En el cuento de Sara Gallardo que cité hay una frase que dice: “Hay gente de diversas clases. Cavadores, trepadores, soñadores”. Me quedó grabada y quería encontrar la ocasión de copiarla a propósito del libro de Gandolfo. Pienso que el gesto de ligar su Book of Writers al relato de Henry James (de infiltrarnos el deseo de ir a buscarlo) es muy significativo: ese relato dice que los espíritus delicados triunfan al final, cuando las tretas de los que están hoy en las tapas del diario caen por su propio peso.
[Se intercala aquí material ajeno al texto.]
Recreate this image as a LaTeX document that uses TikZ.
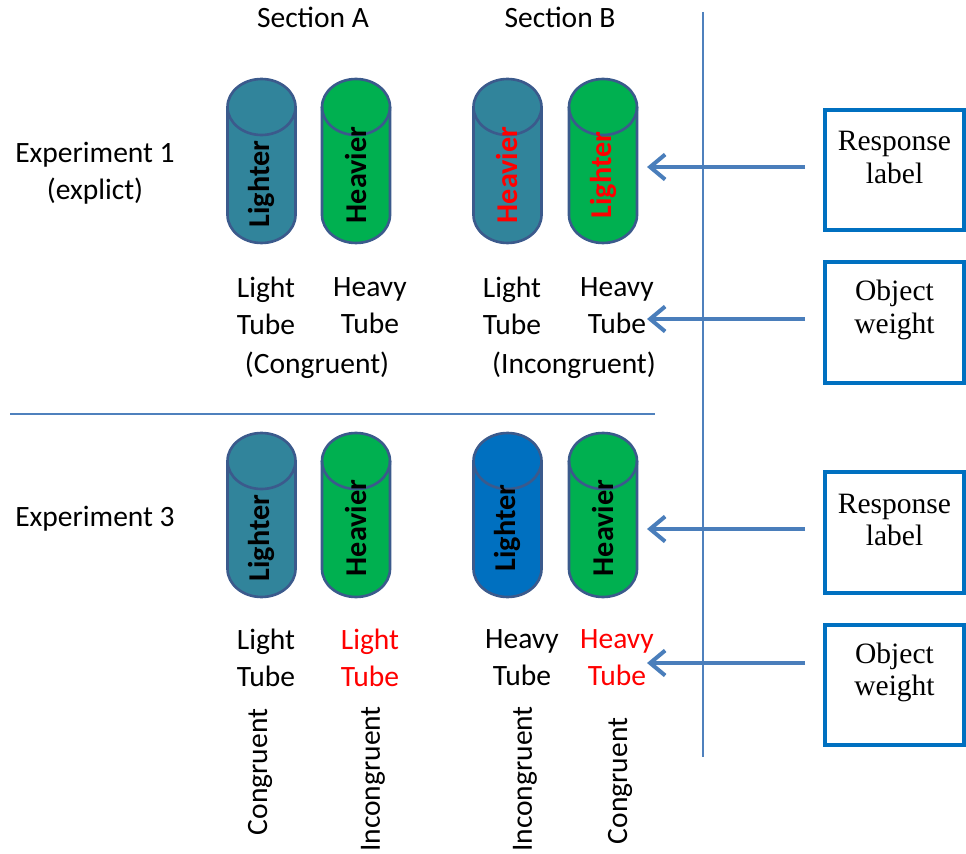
\documentclass[tikz,border=0pt]{standalone}
\usepackage{fontspec}
\setmainfont{Carlito}
\newfontfamily\boxfont{Liberation Serif}
\usetikzlibrary{arrows.meta}

\definecolor{tealtube}{HTML}{31849B}
\definecolor{greentube}{HTML}{00B050}
\definecolor{bluetube}{HTML}{0070C0}
\definecolor{tubeline}{HTML}{3B5A8C}
\definecolor{boxblue}{HTML}{0070C0}
\definecolor{arrowblue}{HTML}{4A7EBB}
\definecolor{ruleblue}{HTML}{4F81BD}

% tube: name, x, y, fill colour
\newcommand\tubeat[4]{%
  \coordinate (#1) at (#2,#3);
  \filldraw[tubeshape, fill=#4] ([xshift=-0.68cm,yshift=1.08cm]#1)
    -- ([xshift=-0.68cm,yshift=-1.08cm]#1)
    arc[start angle=180, end angle=360, x radius=0.68cm, y radius=0.56cm]
    -- ([xshift=0.68cm,yshift=1.08cm]#1)
    arc[start angle=0, end angle=180, x radius=0.68cm, y radius=0.56cm] -- cycle;
  \draw[tubeshape] ([xshift=-0.68cm,yshift=1.08cm]#1)
    arc[start angle=180, end angle=360, x radius=0.68cm, y radius=0.56cm];
}

\tikzset{
  txt/.style={font=\fontsize{16.8}{21}\selectfont, align=center, inner sep=0pt},
  upright/.style={txt, rotate=90},
  tubeshape/.style={draw=tubeline, line width=1.5pt},
  tubeword/.style={font=\fontsize{17.2}{20}\selectfont\bfseries, rotate=90, inner sep=0pt},
  rbox/.style={draw=boxblue, line width=0.08cm, minimum width=2.78cm, minimum height=2.42cm},
  boxtxt/.style={font=\boxfont\fontsize{16.8}{18.7}\selectfont, align=center, inner sep=0pt, yshift=0.25cm},
  feed/.style={draw=arrowblue, line width=0.08cm, shorten <=0.36cm,
    -{Straight Barb[length=0.3cm,width=0.5cm]}},
  sep/.style={draw=ruleblue, line width=0.6pt}
}

\begin{document}
\begin{tikzpicture}[x=0.02cm,y=-0.02cm]
  \useasboundingbox (0,0) rectangle (966,854);

  % dividers
  \draw[sep] (703,12) -- (703,757);
  \draw[sep] (10,414) -- (655,414);

  % headings
  \node[txt, anchor=base] (secA) at (313,28) {Section A};
  \node[txt, anchor=base] (secB) at (560,28) {Section B};
  \node[txt] (exp1) at (95,173) {Experiment 1\\(explict)};
  \node[txt, anchor=base] (exp3) at (95,526) {Experiment 3};

  % experiment 1 tubes
  \tubeat{a1}{261.5}{161}{tealtube}
  \tubeat{a2}{356}{161}{greentube}
  \tubeat{b1}{507.5}{161}{tealtube}
  \tubeat{b2}{603}{161}{greentube}
  \node[tubeword] (a1w) at ([yshift=-0.46cm]a1) {Lighter};
  \node[tubeword] (a2w) at ([yshift=-0.28cm]a2) {Heavier};
  \node[tubeword, red] (b1w) at ([yshift=-0.28cm]b1) {Heavier};
  \node[tubeword, red] (b2w) at ([yshift=-0.28cm]b2) {Lighter};

  \node[txt] (a1l) at (266,306) {Light\\Tube};
  \node[txt] (a2l) at (370,306) {Heavy\\Tube};
  \node[txt, anchor=base] (acon) at (317,374) {(Congruent)};
  \node[txt] (b1l) at (512,306) {Light\\Tube};
  \node[txt] (b2l) at (617,306) {Heavy\\Tube};
  \node[txt, anchor=base] (bcon) at (574,374) {(Incongruent)};

  % experiment 3 tubes
  \tubeat{c1}{261.5}{515}{tealtube}
  \tubeat{c2}{356}{515}{greentube}
  \tubeat{d1}{507.5}{515}{bluetube}
  \tubeat{d2}{603}{515}{greentube}
  \node[tubeword] (c1w) at ([yshift=-0.46cm]c1) {Lighter};
  \node[tubeword] (c2w) at ([yshift=-0.26cm]c2) {Heavier};
  \node[tubeword] (d1w) at ([yshift=-0.26cm]d1) {Lighter};
  \node[tubeword] (d2w) at ([yshift=-0.26cm]d2) {Heavier};

  \node[txt] (c1l) at (266,658) {Light\\Tube};
  \node[txt, red] (c2l) at (370,658) {Light\\Tube};
  \node[txt] (d1l) at (522,658) {Heavy\\Tube};
  \node[txt, red] (d2l) at (617,658) {Heavy\\Tube};
  \node[upright] (c1c) at (260,772) {Congruent};
  \node[upright] (c2c) at (373,779) {Incongruent};
  \node[upright] (d1c) at (525,779) {Incongruent};
  \node[upright] (d2c) at (620,781) {Congruent};

  % response / weight boxes
  \node[rbox] (resp1) at (894.5,170) {};
  \node[boxtxt] (resp1t) at (resp1.center) {Response\\label};
  \node[rbox] (obj1) at (894.5,322.5) {};
  \node[boxtxt] (obj1t) at (obj1.center) {Object\\weight};
  \node[rbox] (resp2) at (894.5,532.5) {};
  \node[boxtxt] (resp2t) at (resp2.center) {Response\\label};
  \node[rbox] (obj2) at (894.5,685) {};
  \node[boxtxt] (obj2t) at (obj2.center) {Object\\weight};

  % arrows
  \coordinate (tip1) at (647,167);
  \coordinate (tip2) at (647,319);
  \coordinate (tip3) at (647,529);
  \coordinate (tip4) at (647,663);
  \draw[feed] (resp1.west |- tip1) -- (tip1);
  \draw[feed] (obj1.west |- tip2) -- (tip2);
  \draw[feed] (resp2.west |- tip3) -- (tip3);
  \draw[feed] (obj2.west |- tip4) -- (tip4);
\end{tikzpicture}
\end{document}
Si es así, entonces seguramente el acto de desaparición del Zorro no es perfecto y el éxito exagerado de Fulano no se sostendrá indefinidamente. Ya ganará espacio el Zorro, porque tiene talento; ya perderá un poco de centralidad Fulano, porque no es tan bueno. The Book of Writers me hace pensar (pero es una impresión vaga basada en detalles sutiles: el rechazo de la impostura, la capacidad de reírse y perdonar la agresión gratuita del Zorro, las buenas ondas dirigidas a la Altiva, los buenos deseos para el “fallado”) que no vale la pena comportarse como un canalla para obtener triunfos menores porque al final sólo quedan las obras que de verdad importan. Hay valores, sería la (mi) idea del libro: los literarios, que se las arreglan para salir a flote gracias a una ecología propia del sistema que nunca pierde lo que vale la pena; son valores constituidos históricamente, no absolutos, claro está, pero siempre hay un lector que les asegura su perduración a las obras que los poseen, que les dan su página merecida en la historia literaria para dicha de los lectores futuros. Y hay valores… bueno, “no le tengamos miedo a los términos”, como dice Gandolfo, valores éticos, humanos, que son los que hacen posible que la gran mayoría de nosotros, los que vayamos pasando al olvido a medida que nos vayamos muriendo, vivamos en un mundo más o menos tolerable. ¿Acaso no tenemos, a falta de la certeza de un futuro glorioso, la posibilidad de un presente en el que se puedan compartir los dones de la poesía y de la amistad?